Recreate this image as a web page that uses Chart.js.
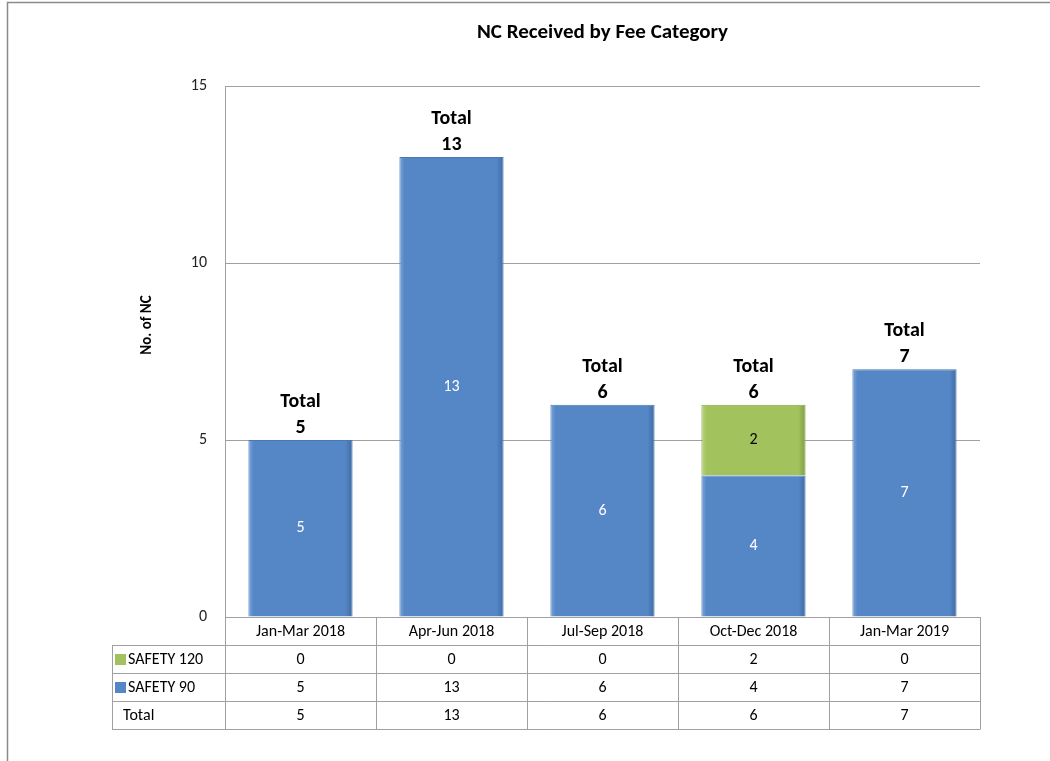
<!DOCTYPE html>
<html>
<head>
<meta charset="utf-8">
<title>NC Received by Fee Category</title>
<script src="https://cdn.jsdelivr.net/npm/chart.js@4.4.0/dist/chart.umd.min.js"></script>
<style>
  body { margin: 0; background: #fff; }
  canvas { display: block; }
</style>
</head>
<body>
<canvas id="chart" width="1050" height="761"></canvas>
<script>
'use strict'

let categories = ['Jan-Mar 2018', 'Apr-Jun 2018', 'Jul-Sep 2018', 'Oct-Dec 2018', 'Jan-Mar 2019'];
let safety120 = [0, 0, 0, 2, 0];
let safety90 = [5, 13, 6, 4, 7];
let yTicks = [0, 5, 10, 15];

let totals = [];
for (let i = 0; i < categories.length; i++) {
    totals.push(safety120[i] + safety90[i]);
}

let blue = '#5587c7';
let green = '#a2c25e';
let lineGray = '#a0a0a0';
let fontFamily = 'Carlito, Lato, sans-serif';
let barPct = 0.69;

let canvasElem = document.getElementById('chart');

// horizontal shading so the bars get a little of the bevel look
function barFill(light, mid, dark) {
    return function (context) {
        let chart = context.chart;
        if (!chart.chartArea || context.dataIndex === undefined) return mid;
        let x = chart.scales.x;
        let colW = (chart.chartArea.right - chart.chartArea.left) / categories.length;
        let cx = x.getPixelForValue(context.dataIndex);
        let half = colW * barPct / 2;
        let g = chart.ctx.createLinearGradient(cx - half, 0, cx + half, 0);
        g.addColorStop(0, light);
        g.addColorStop(0.05, mid);
        g.addColorStop(0.93, mid);
        g.addColorStop(1, dark);
        return g;
    };
}

// value labels inside the bars + "Total" labels on top
let labelPlugin = {
    id: 'labels',
    afterDatasetsDraw(chart) {
        let ctx = chart.ctx;
        ctx.save();
        ctx.textAlign = 'center';
        ctx.textBaseline = 'middle';
        chart.data.datasets.forEach(function (ds, di) {
            let meta = chart.getDatasetMeta(di);
            meta.data.forEach(function (bar, i) {
                if (!ds.data[i]) return;
                ctx.font = '16px ' + fontFamily;
                ctx.fillStyle = ds.labelColor;
                ctx.fillText(String(ds.data[i]), bar.x, (bar.y + bar.base) / 2);
            });
        });
        let y = chart.scales.y;
        let x = chart.scales.x;
        ctx.fillStyle = '#000';
        ctx.font = 'bold 20px ' + fontFamily;
        for (let i = 0; i < totals.length; i++) {
            let top = y.getPixelForValue(totals[i]);
            let cx = x.getPixelForValue(i);
            ctx.fillText('Total', cx, top - 38);
            ctx.fillText(String(totals[i]), cx, top - 12);
        }
        ctx.restore();
    }
};

// data table under the plot, axis title and outer frame
let tablePlugin = {
    id: 'table',
    afterDraw(chart) {
        let ctx = chart.ctx;
        let area = chart.chartArea;
        let x = chart.scales.x;
        let colW = (area.right - area.left) / categories.length;
        let rowH = 28;
        let tableLeft = 112;
        let top = area.bottom;
        let rows = [
            { name: 'SAFETY 120', values: safety120, color: green },
            { name: 'SAFETY 90', values: safety90, color: blue },
            { name: 'Total', values: totals, color: null }
        ];
        let bottom = top + rowH * (rows.length + 1);

        ctx.save();
        ctx.strokeStyle = lineGray;
        ctx.lineWidth = 1;
        ctx.beginPath();
        // vertical lines
        for (let i = 0; i <= categories.length; i++) {
            let lx = Math.round(area.left + colW * i) + 0.5;
            ctx.moveTo(lx, top);
            ctx.lineTo(lx, bottom);
        }
        ctx.moveTo(tableLeft + 0.5, top + rowH);
        ctx.lineTo(tableLeft + 0.5, bottom);
        // horizontal lines
        for (let r = 1; r <= rows.length + 1; r++) {
            let ly = Math.round(top + rowH * r) + 0.5;
            ctx.moveTo(tableLeft, ly);
            ctx.lineTo(Math.round(area.right) + 0.5, ly);
        }
        ctx.stroke();

        ctx.fillStyle = '#000';
        ctx.font = '16px ' + fontFamily;
        ctx.textAlign = 'center';
        ctx.textBaseline = 'middle';
        for (let i = 0; i < categories.length; i++) {
            ctx.fillText(categories[i], x.getPixelForValue(i), top + rowH / 2 + 1);
        }
        rows.forEach(function (row, r) {
            let cy = top + rowH * (r + 1) + rowH / 2 + 1;
            ctx.textAlign = 'center';
            ctx.fillStyle = '#000';
            for (let i = 0; i < row.values.length; i++) {
                ctx.fillText(String(row.values[i]), x.getPixelForValue(i), cy);
            }
            ctx.textAlign = 'left';
            if (row.color) {
                ctx.fillStyle = row.color;
                ctx.fillRect(115, cy - 6, 11, 11);
                ctx.fillStyle = '#000';
                ctx.fillText(row.name, 128, cy);
            } else {
                ctx.fillText(row.name, 123, cy);
            }
        });

        // y axis title
        ctx.save();
        ctx.translate(147, 325);
        ctx.rotate(-Math.PI / 2);
        ctx.textAlign = 'center';
        ctx.font = 'bold 15px ' + fontFamily;
        ctx.fillText('No. of NC', 0, 0);
        ctx.restore();

        // outer frame
        ctx.strokeStyle = '#8a8a8a';
        ctx.lineWidth = 1.5;
        ctx.beginPath();
        ctx.moveTo(7.5, 761);
        ctx.lineTo(7.5, 2.5);
        ctx.lineTo(1050, 2.5);
        ctx.stroke();
        ctx.restore();
    }
};

let chartObj = {
    type: 'bar',
    data: {
        labels: categories,
        datasets: [{
            label: 'SAFETY 90',
            data: safety90,
            backgroundColor: barFill('#7aa5db', blue, '#3d6aa3'),
            borderColor: '#4a78b2',
            borderWidth: 1,
            labelColor: '#ffffff'
        },
        {
            label: 'SAFETY 120',
            data: safety120,
            backgroundColor: barFill('#bcd77f', green, '#7f9c45'),
            borderColor: '#86a44a',
            borderWidth: 1,
            labelColor: '#000000'
        }]
    },
    options: {
        responsive: false,
        animation: false,
        events: [],
        barPercentage: barPct,
        categoryPercentage: 1,
        layout: {
            padding: { left: 165, right: 70, top: 0, bottom: 144 }
        },
        scales: {
            x: {
                stacked: true,
                display: false
            },
            y: {
                stacked: true,
                min: 0,
                max: 15,
                afterFit: function (scale) { scale.width = 60; },
                afterBuildTicks: function (scale) {
                    scale.ticks = yTicks.map(function (v) { return { value: v }; });
                },
                grid: { color: lineGray, drawTicks: false },
                border: { color: lineGray },
                ticks: {
                    padding: 18,
                    color: '#222',
                    font: { size: 16, family: fontFamily }
                }
            }
        },
        plugins: {
            legend: { display: false },
            tooltip: { enabled: false },
            title: {
                display: true,
                text: 'NC Received by Fee Category',
                fullSize: false,
                color: '#000',
                font: { size: 21, weight: 'bold', family: fontFamily },
                padding: { top: 20, bottom: 41 }
            }
        }
    },
    plugins: [labelPlugin, tablePlugin]
};

new Chart(canvasElem, chartObj);
</script>
</body>
</html>
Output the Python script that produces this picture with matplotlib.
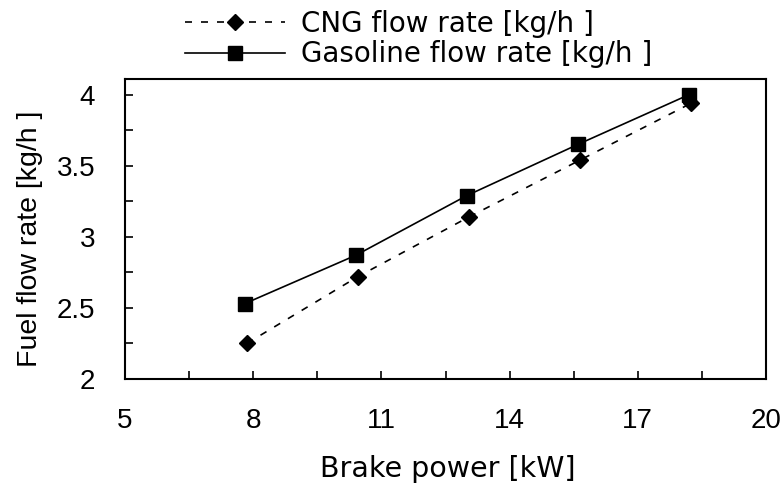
import matplotlib
matplotlib.use("Agg")
import matplotlib.pyplot as plt
from matplotlib.ticker import FixedLocator

plt.rcParams['font.family'] = ['DejaVu Sans']

cng_power = [7.85, 10.45, 13.05, 15.65, 18.25]
cng_flow = [2.25, 2.72, 3.14, 3.54, 3.94]
gas_power = [7.8, 10.4, 13.0, 15.6, 18.2]
gas_flow = [2.53, 2.87, 3.29, 3.65, 4.0]

xticks = [5, 8, 11, 14, 17, 20]
xminor = [6.5, 9.5, 12.5, 15.5, 18.5]
yticks = [2, 2.5, 3, 3.5, 4]
yminor = [2.25, 2.75, 3.25, 3.75]
ytick_labels = ['2', '2.5', '3', '3.5', '4']

fig = plt.figure(figsize=(7.8, 4.84), dpi=100)
ax = fig.add_axes([125/780, 1-379/484, 641/780, 300/484])

ax.plot(cng_power, cng_flow, linestyle=(0, (4.2, 5.4)), color='black', lw=1.2,
        marker='D', markersize=8.6, markerfacecolor='black', markeredgecolor='black',
        label='CNG flow rate [kg/h ]')
ax.plot(gas_power, gas_flow, linestyle='-', color='black', lw=1.2,
        marker='s', markersize=10.5, markerfacecolor='black', markeredgecolor='black',
        label='Gasoline flow rate [kg/h ]')

ax.set_xlim(5, 20)
ax.set_ylim(2, 4.11)
ax.set_xticks(xticks)
ax.set_xticklabels([str(t) for t in xticks])
ax.set_yticks(yticks)
ax.set_yticklabels(ytick_labels)
ax.xaxis.set_minor_locator(FixedLocator(xminor))
ax.yaxis.set_minor_locator(FixedLocator(yminor))
ax.tick_params(which='both', direction='in', width=1.2, colors='black', length=6)
ax.tick_params(axis='x', pad=21)
ax.tick_params(axis='y', pad=21.5)
for lbl in ax.get_xticklabels() + ax.get_yticklabels():
    lbl.set_fontfamily('Liberation Sans')
    lbl.set_fontsize(20)
for s in ax.spines.values():
    s.set_linewidth(1.5)

ax.set_xlabel('Brake power [kW]', fontsize=20.5, family='DejaVu Sans')
ax.xaxis.set_label_coords(0.504, (379 - 455) / 300)
ax.set_ylabel('Fuel flow rate [kg/h ]', fontsize=20.5, family='Liberation Sans')
ax.yaxis.set_label_coords((43 - 125) / 641, (379 - 238.5) / 300)

fs = 20
fpx = fs * 100 / 72
fig.legend(loc='upper left', bbox_to_anchor=(185/780, 1-10/484), frameon=False,
           prop={'family': 'DejaVu Sans', 'size': fs},
           handlelength=100/fpx, handletextpad=16/fpx, borderpad=0,
           borderaxespad=0, labelspacing=0.08, numpoints=1)

fig.savefig('out.png', dpi=100)
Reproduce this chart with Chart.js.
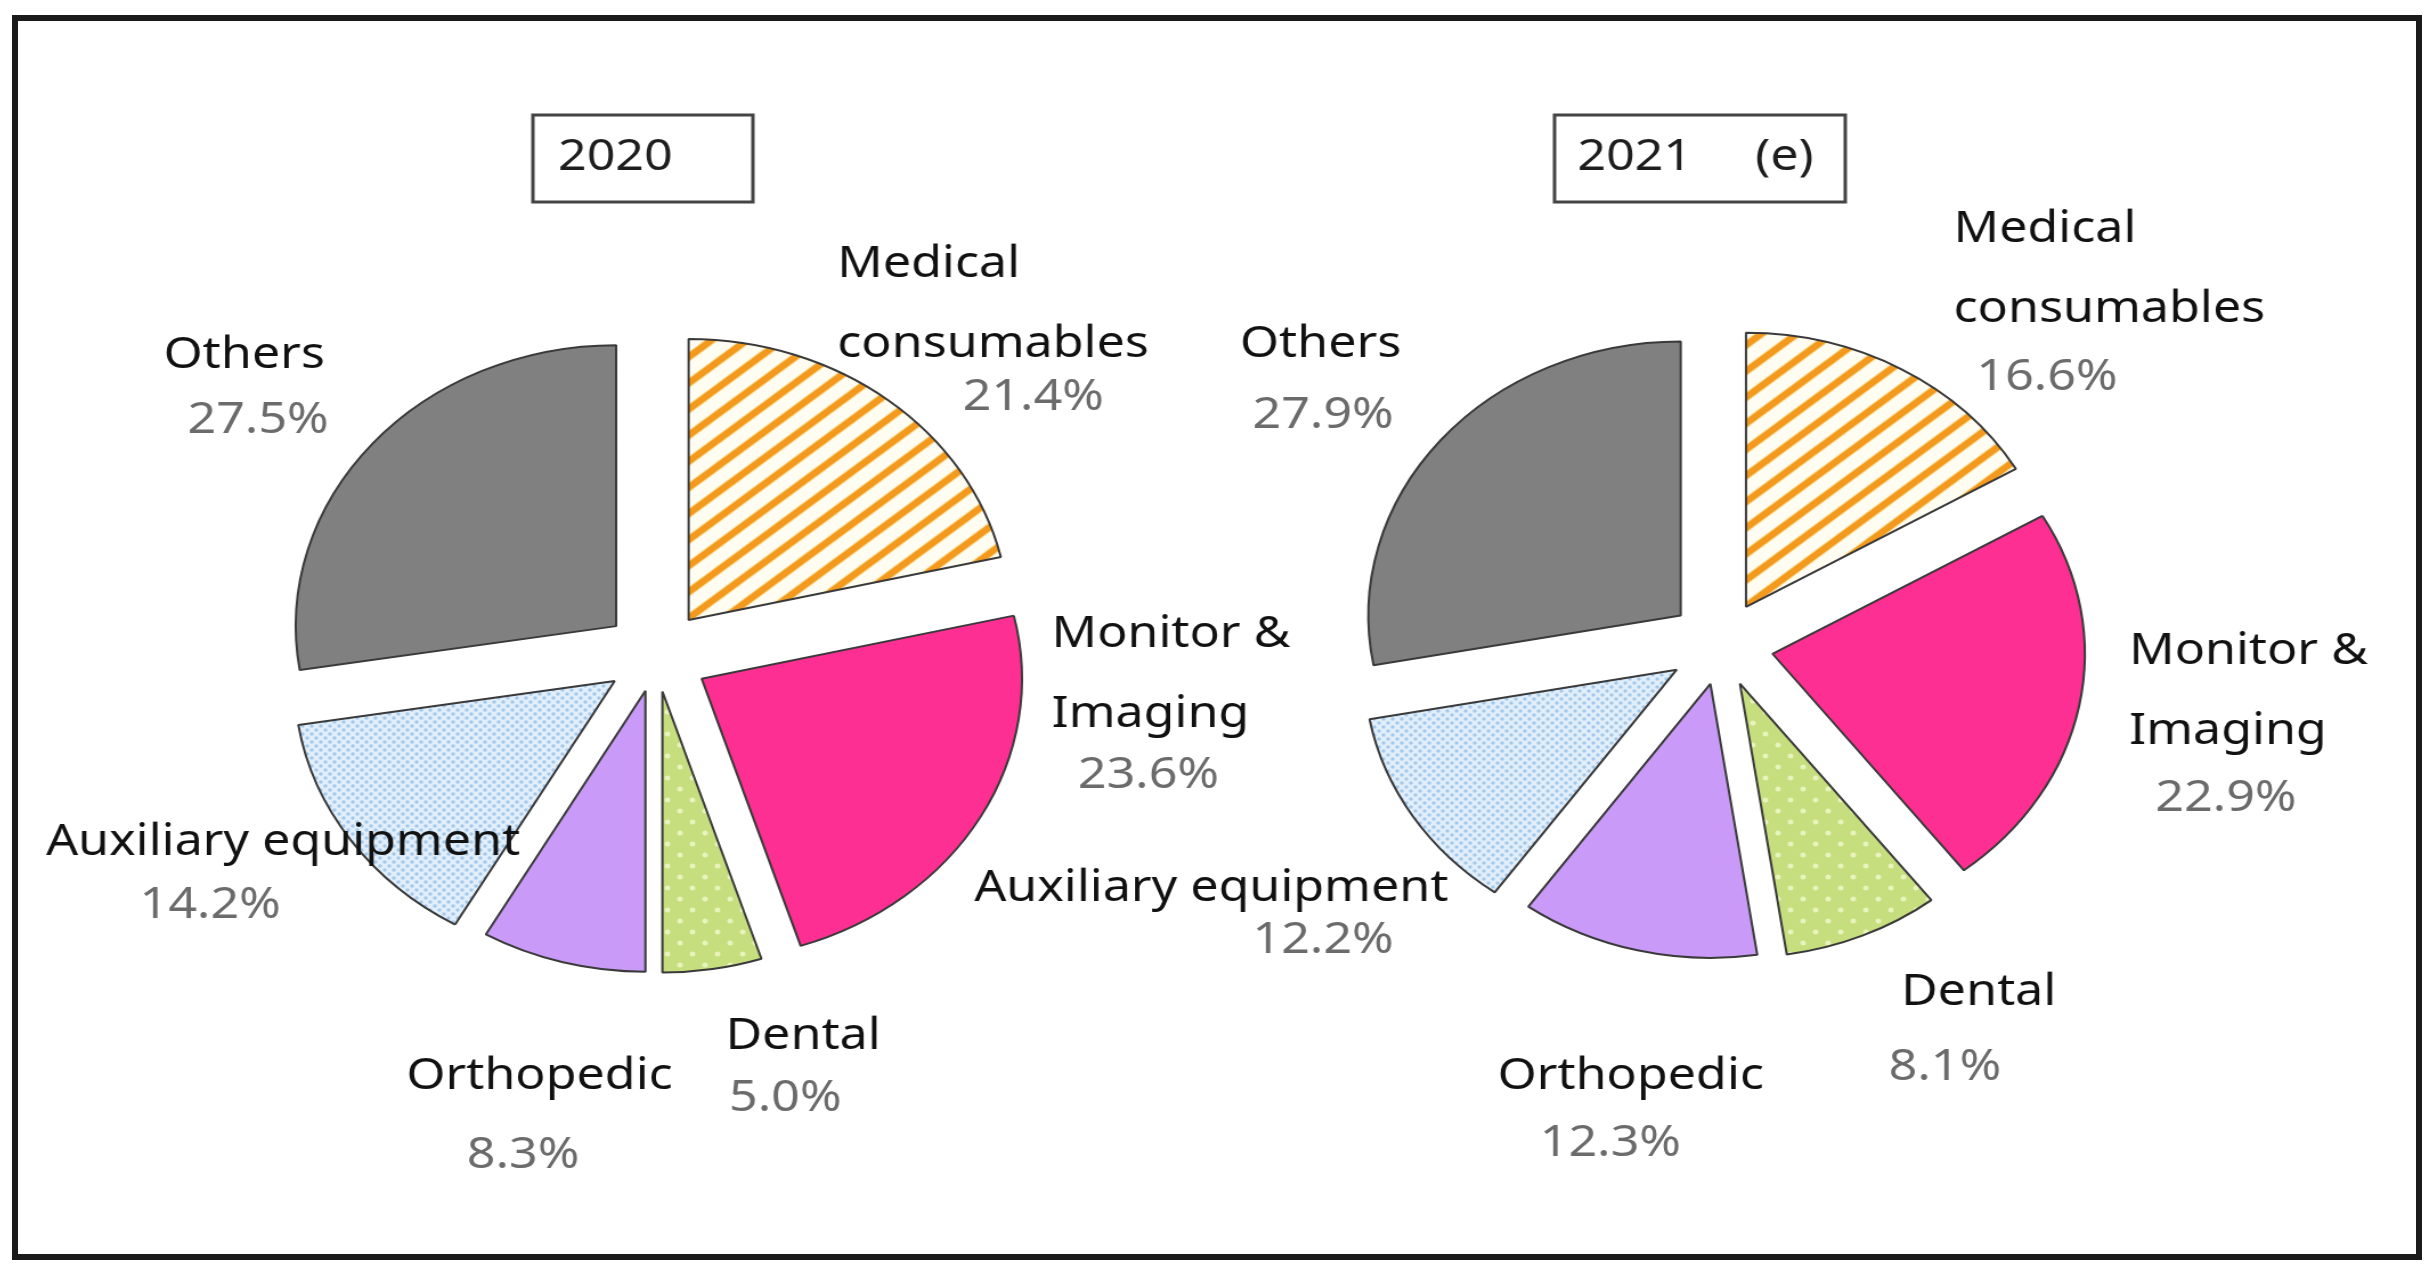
<!DOCTYPE html>
<html>
<head>
<meta charset="utf-8">
<script src="https://cdn.jsdelivr.net/npm/chart.js@4.4.0/dist/chart.umd.min.js"></script>
<style>
html, body { margin: 0; padding: 0; background: #fff; width: 2431px; height: 1267px; overflow: hidden; }
#frame { position: absolute; left: 12px; top: 15px; width: 2398px; height: 1233px; border: 6px solid #1b1b1b; }
canvas { position: absolute; transform: scaleX(1.14); transform-origin: 50% 50%; }
#pie2020 { left: 56px; top: 36px; }
#pie2021 { left: 1051px; top: 25px; }
</style>
</head>
<body>
<div id="frame"></div>
<canvas id="pie2020" width="1200" height="1240"></canvas>
<canvas id="pie2021" width="1340" height="1240"></canvas>
<script>
// data
const categories = ['Medical\nconsumables', 'Monitor &\nImaging', 'Dental', 'Orthopedic', 'Auxiliary equipment', 'Others'];
const share2020 = [21.4, 23.6, 5.0, 8.3, 14.2, 27.5];
const share2021 = [16.6, 22.9, 8.1, 12.3, 12.2, 27.9];
const title2020 = ['2020'];
const title2021 = ['2021', '(e)'];

// layout (px from pie centre, before the x stretch)
// [name x, name y, pct x, pct y]
const labelPos2020 = [[159, -392, 269, -259], [347, -22, 370, 119], [61, 380, 64, 442],
    [-219, 420, -166, 499], [-535, 186, -453, 249], [-432, -301, -411, -236]];
const labelPos2021 = [[204, -416, 224, -268], [358, 6, 381, 153], [158, 347, 147, 422],
    [-196, 431, -159, 498], [-655, 243, -411, 295], [-422, -301, -411, -230]];
const explode2020 = [46, 46, 36, 36, 44, 46];
const explode2021 = [44, 46, 42, 40, 46, 46];
// title box [x, y, w, h, text y] and text x for each word
const box2020 = [-108, -541, 193, 87, -499];
const box2021 = [-146, -530, 255, 87, -488];
const titleX2020 = [-86];
const titleX2021 = [-126, 30];

const FONT = '44px "Noto Sans"';


function makePatterns(ctx) {
    // orange stripes
    let t = document.createElement('canvas');
    t.width = 20; t.height = 20;
    let g = t.getContext('2d');
    g.fillStyle = '#fffdf2';
    g.fillRect(0, 0, 20, 20);
    g.fillStyle = '#fbd78a';
    g.fillRect(0, 6, 20, 8);
    g.fillStyle = '#f39a1e';
    g.fillRect(0, 7, 20, 6);
    const stripes = ctx.createPattern(t, 'repeat');
    stripes.setTransform(new DOMMatrix().rotate(-40));

    // pale blue speckles
    t = document.createElement('canvas');
    t.width = 8; t.height = 8;
    g = t.getContext('2d');
    g.fillStyle = '#e2effb';
    g.fillRect(0, 0, 8, 8);
    g.fillStyle = '#a3c8ea';
    [[2, 2], [6, 6]].forEach(p => { g.beginPath(); g.arc(p[0], p[1], 1.7, 0, Math.PI * 2); g.fill(); });
    const speckle = ctx.createPattern(t, 'repeat');

    // green with light dots
    t = document.createElement('canvas');
    t.width = 22; t.height = 22;
    g = t.getContext('2d');
    g.fillStyle = '#c6de7d';
    g.fillRect(0, 0, 22, 22);
    g.fillStyle = '#e8f3bd';
    [[5, 5], [16, 16]].forEach(p => { g.beginPath(); g.arc(p[0], p[1], 2.5, 0, Math.PI * 2); g.fill(); });
    const dots = ctx.createPattern(t, 'repeat');

    return [stripes, '#fd2f92', dots, '#c99af7', speckle, '#808080'];
}


function makePie(id, values, explode, labelPos, box, titleWords, titleX) {
    const canvas = document.getElementById(id);
    const ctx = canvas.getContext('2d');

    // push every slice out from the centre
    const explodePlugin = {
        id: 'explode',
        afterDatasetUpdate(chart) {
            chart.getDatasetMeta(0).data.forEach((arc, i) => {
                const mid = (arc.startAngle + arc.endAngle) / 2;
                arc.x += Math.cos(mid) * explode[i];
                arc.y += Math.sin(mid) * explode[i];
            });
        }
    };

    const labelPlugin = {
        id: 'labels',
        afterDraw(chart) {
            const c = chart.ctx;
            const a = chart.chartArea;
            const cx = (a.left + a.right) / 2;
            const cy = (a.top + a.bottom) / 2;
            c.save();
            c.font = FONT;
            c.textBaseline = 'middle';
            c.textAlign = 'left';
            values.forEach((v, i) => {
                const p = labelPos[i];
                c.fillStyle = '#111';
                categories[i].split('\n').forEach((line, k) => {
                    c.fillText(line, cx + p[0], cy + p[1] + k * 80);
                });
                c.fillStyle = '#6b6b6b';
                c.fillText(v.toFixed(1) + '%', cx + p[2], cy + p[3]);
            });
            // year box
            c.strokeStyle = '#444';
            c.lineWidth = 3;
            c.strokeRect(cx + box[0], cy + box[1], box[2], box[3]);
            c.fillStyle = '#1e1e1e';
            titleWords.forEach((w, k) => c.fillText(w, cx + titleX[k], cy + box[4]));
            c.restore();
        }
    };

    return new Chart(ctx, {
        type: 'pie',
        data: {
            labels: categories.map(s => s.replace('\n', ' ')),
            datasets: [{
                data: values,
                backgroundColor: makePatterns(ctx),
                borderColor: '#3a3a3a',
                borderWidth: 2
            }]
        },
        options: {
            responsive: false,
            animation: false,
            devicePixelRatio: 1,
            radius: id === 'pie2020' ? 281 : 274,
            layout: { padding: 0 },
            events: [],
            plugins: {
                legend: { display: false },
                tooltip: { enabled: false }
            }
        },
        plugins: [explodePlugin, labelPlugin]
    });
}

makePie('pie2020', share2020, explode2020, labelPos2020, box2020, title2020, titleX2020);
makePie('pie2021', share2021, explode2021, labelPos2021, box2021, title2021, titleX2021);
</script>
</body>
</html>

→ WORK TO BE COMPLETED
Report all lines of the data above that include the string "with".

→ WRITTEN RESPONSE
Output the Python script that produces this picture with matplotlib.
Reproduce this chart with Chart.js.
    // green with light dots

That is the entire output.